A celebridade de Zenão foi consagrada pelo que se chama de aporias. As aporias de Zenão. Aporia que, grosseiramente falando, se pode dizer uma figura de retórica pela qual o orador parecia hesitar sem conseguir uma conclusão, uma espécie de pensamento circular.
Zenão criticava os pitagóricos nas suas convicções acerca do Múltiplo. A teoria pluralista não servia para demonstrar o movimento
Eram quatro as aporias de Zenão. Já agora que estamos a falar nele…
Dicotomia. Aristóteles expõe o problema. A impossibilidade do movimento. Um móvel transportado deverá primeiro atingir a metade do espaço antes de atingir o seu fim. Nem é bom pensar ou especular sobre o movimento, porque o movimentado terá de atingir o meio de um dado percurso, a seguir o meio do percurso que falta, e ainda o meio do percurso que ainda falta, e assim até ao infinito. Aproximar-se-á do fim, mas nunca o poderá atingir.
        É muito para mim…
Aquiles.
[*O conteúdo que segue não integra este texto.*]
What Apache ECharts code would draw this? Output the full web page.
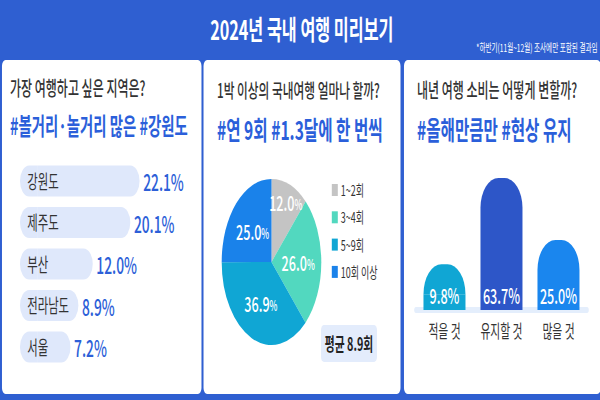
<!DOCTYPE html>
<html>
<head>
<meta charset="UTF-8">
<title>2024년 국내 여행 미리보기</title>
<script type="text/javascript" src="https://cdn.jsdelivr.net/npm/echarts@6.0.0/dist/echarts.min.js"></script>
<style>
html, body { margin: 0; padding: 0; overflow: hidden; background: #2f5fd1; }
/* the picture is drawn wide and squeezed to 600px, like the condensed original */
#chart { width: 1000px; height: 400px; transform: scaleX(0.6); transform-origin: 0 0; }
</style>
</head>
<body>
<div id="chart"></div>

<script type="text/javascript">
// 가장 여행하고 싶은 지역
var regionNames = ['강원도', '제주도', '부산', '전라남도', '서울'];
var regionShare = [22.1, 20.1, 12.0, 8.9, 7.2];

// 1박 이상 국내여행 횟수
var tripNames = ['1~2회', '3~4회', '5~9회', '10회 이상'];
var tripShare = [12.0, 26.0, 36.9, 25.0];

// 내년 여행 소비
var spendNames = ['적을 것', '유지할 것', '많을 것'];
var spendShare = [9.8, 63.7, 25.0];

var FONT = 'Noto Sans CJK KR';
var BLUE = '#2f5fd1';
var TAG = '#2b5fda';
var tripColors = ['#c4c4c4', '#52d8bf', '#10a6d4', '#1a82ea'];
var spendColors = ['#10a6d4', '#2d56c8', '#1a86ee'];
var PILL_PAD = 3.7;   // rounded left end of the pills
var CAP = 18.75;      // dome on top of the columns
var PIE_C = [452.5, 262];

function pct(v) { return v.toFixed(1) + '%'; }

function txt(text, x, y, size, color, weight, align) {
	return {
		type: 'text', z: 10,
		style: {
			text: text, x: x, y: y, fill: color,
			fontSize: size, fontFamily: FONT, fontWeight: weight || 'normal',
			align: align || 'left', verticalAlign: 'middle'
		}
	};
}

function panel(x, w) {
	return { type: 'rect', z: 0, shape: { x: x, y: 60, width: w, height: 334, r: 6 }, style: { fill: '#ffffff' } };
}

document.addEventListener('DOMContentLoaded', function () {
	var chart = echarts.init(document.getElementById('chart'), null, { renderer: 'svg' });

	var option = {
		backgroundColor: BLUE,
		animation: false,
		textStyle: { fontFamily: FONT },
		graphic: [
			panel(3.3, 332.5),
			panel(339.2, 328.3),
			panel(673.3, 328),
			txt('2024년 국내 여행 미리보기', 503, 28, 27, '#ffffff', 'bold', 'center'),
			txt('*하반기(11월~12월) 조사에만 포함된 결과임', 996, 47, 11, '#ffffff', 'normal', 'right'),
			txt('가장 여행하고 싶은 지역은?', 16.7, 88, 20, '#333333', 500),
			txt('#볼거리·놀거리 많은 #강원도', 16.7, 125, 24, TAG, 'bold'),
			txt('1박 이상의 국내여행 얼마나 할까?', 361.7, 90, 19.5, '#333333', 500),
			txt('#연 9회 #1.3달에 한 번씩', 361.7, 128, 26, TAG, 'bold'),
			txt('내년 여행 소비는 어떻게 변할까?', 695, 90, 20, '#333333', 500),
			txt('#올해만큼만 #현상 유지', 695, 128, 26, TAG, 'bold'),
			{ type: 'rect', z: 1, shape: { x: 535, y: 325, width: 93.3, height: 37, r: 5 }, style: { fill: '#e3ecfc' } },
			txt('평균 8.9회', 581.7, 343.5, 18, '#222222', 'bold', 'center')
		],
		legend: {
			data: tripNames,
			orient: 'vertical',
			left: 548, top: 177.5,
			icon: 'rect', itemWidth: 10, itemHeight: 12, itemGap: 12.3,
			textStyle: { fontSize: 15, color: '#333333', fontFamily: FONT }
		},
		grid: [
			{ left: 33.3, top: 160.25, width: 309, height: 207.5 },
			{ left: 693.3, top: 150, width: 285, height: 160 }
		],
		xAxis: [
			{ type: 'value', gridIndex: 0, min: 0, max: 40, show: false },
			{
				type: 'category', gridIndex: 1, data: spendNames, offset: 3,
				axisLine: { lineStyle: { color: '#e4eefc', width: 6 } },
				axisTick: { show: false },
				axisLabel: { color: '#333333', fontSize: 18, margin: 8 }
			}
		],
		yAxis: [
			{
				type: 'category', gridIndex: 0, data: regionNames, inverse: true, z: 10,
				axisLine: { show: false }, axisTick: { show: false },
				axisLabel: { inside: true, margin: 12, color: '#333333', fontSize: 19 }
			},
			{ type: 'value', gridIndex: 1, min: 0, max: 100, show: false }
		],
		series: [
			//지역 - 왼쪽 둥근 끝
			{
				type: 'bar', xAxisIndex: 0, yAxisIndex: 0, stack: 'region', silent: true,
				barWidth: 31,
				data: regionNames.map(function () { return PILL_PAD; }),
				itemStyle: { color: '#dfe8fb', borderRadius: [15.5, 0, 0, 15.5] }
			},
			//지역 - 값
			{
				type: 'bar', xAxisIndex: 0, yAxisIndex: 0, stack: 'region',
				barWidth: 31,
				data: regionShare,
				itemStyle: { color: '#dfe8fb', borderRadius: [0, 15.5, 15.5, 0] },
				label: {
					show: true, position: 'right', distance: 6,
					color: '#2d5fd8', fontSize: 23, fontWeight: 500,
					formatter: function (p) { return pct(p.value); }
				}
			},
			//여행 횟수 파이
			{
				type: 'pie', center: PIE_C, radius: 83, startAngle: 90,
				avoidLabelOverlap: false,
				data: tripNames.map(function (n, i) {
					return { name: n, value: tripShare[i], itemStyle: { color: tripColors[i] } };
				}),
				label: {
					show: true, position: 'inside',
					formatter: function (p) { return '{n|' + p.value.toFixed(1) + '}{p|%}'; },
					rich: {
						n: { color: '#ffffff', fontSize: 21, fontWeight: 500, fontFamily: FONT },
						p: { color: '#ffffff', fontSize: 14, fontWeight: 500, fontFamily: FONT, padding: [4, 0, 0, 0] }
					}
				},
				//작은 조각의 라벨은 바깥쪽으로 밀기
				labelLayout: function (p) {
					if (tripShare[p.dataIndex] >= 15) return { hideOverlap: false };
					var r = p.labelRect;
					var lx = r.x + r.width / 2, ly = r.y + r.height / 2;
					return { hideOverlap: false, dx: (lx - PIE_C[0]) * 0.45, dy: (ly - PIE_C[1]) * 0.45 };
				},
				labelLine: { show: false },
				emphasis: { disabled: true }
			},
			//소비 - 값
			{
				type: 'bar', xAxisIndex: 1, yAxisIndex: 1, stack: 'spend', z: 3,
				barWidth: 70,
				data: spendShare,
				itemStyle: { color: function (p) { return spendColors[p.dataIndex]; } },
				label: {
					show: true, position: 'insideBottom', distance: 5,
					color: '#ffffff', fontSize: 21, fontWeight: 500,
					formatter: function (p) { return pct(p.value); }
				}
			},
			//소비 - 둥근 윗부분
			{
				type: 'bar', xAxisIndex: 1, yAxisIndex: 1, stack: 'spend', silent: true,
				barWidth: 70,
				data: spendNames.map(function () { return CAP; }),
				itemStyle: {
					color: function (p) { return spendColors[p.dataIndex]; },
					borderRadius: [30, 30, 0, 0]
				}
			}
		]
	};

	chart.setOption(option, true);
});
</script>
</body>
</html>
Aquiles (o veloz) e a tartaruga (a vagarosa). O mais lento a correr nunca será alcançado pelo mais rápido – ora aqui está um argumento que bem podia ser usado pelo Comité Olímpico Português para transformar os nossos corredores em vencedores pré-socráticos…


Bem, o perseguidor deve começar por atingir o ponto de onde o fugitivo partiu, e daqui o avanço do mais lento. Organizando uma corrida entre o fulminante Aquiles e a pachorrenta tartaruga e concedendo a Aquiles uma breve desvantagem, quando ele chegou ao ponto onde estava a tartaruga ao partir, o ponto T, já a tartaruga lá não está, já estará em T 1; e quando Aquiles chegar a T1 já a tartaruga irá em T2. E Aquiles não só nunca poderá ultrapassar a tartaruga como nem sequer a alcançará. Só se aproximará dela. Até ao infinito.
(A chatice é que isto é tudo a pensar no infinito…)
E veio séculos muitos depois Henri Bergson criticar o bom do Zenão e descobrir-lhe a careca do erro. O erro foi acreditar que uma corrida de A a B seja composta por uma soma de corridas sucessivas. Zenão estaria certo se, quando Aquiles está no ponto em que estava a tartaruga na partida anterior, fizessem parar os corredores, dando seguidamente a partida para uma outra corrida. E não me perguntem mais nada a respeito desta aporia…
                                                                                   

E vem agora a seta. Quando atirada, a seta está em estado de paragem, em repouso. Uma coisa só pode estar em repouso quando ocupa um espaço igual ao seu volume. E se depois de atirada a sete continua a ocupar um espaço igual ao seu volume é porque está em repouso, nunca chegará a nenhum alvo.
(Não, esta não.)

                                                                                


Ah, cruel Zenão de Elea, tu me varaste com essa seta alada que vibra, que voa e que não voa, é o silvo que me cria e é a seta que me mata – escreveu Paul Valéry num poema de Le Cimetière Marin.
O estádio. Duas multidões iguais, em velocidades iguais, devem percorrer espaços iguais em tempos iguais, movendo-se ao encontro uma da outra a partir das extremidades do estádio. E se duas multidões se movem assim, cada uma gasta para correr o comprimento da outra metade do tempo que gastara se uma delas estivesse parada, porque, para Zenão, a metade do tempo é igual ao seu dobro.


E não, não me perguntem mais nada, porque isto, devo confessar, é mesmo muito para a minha inteligência, ou como diz a sabedoria do povo: é muita areia para a minha camioneta.
O espaço e o tempo são norma de pluralidade das coisas e de mudança, e se eles se apresentam contraditórios revelam apenas que a mudança e a multiplicidade são contraditórias. Quer dizer: irreais.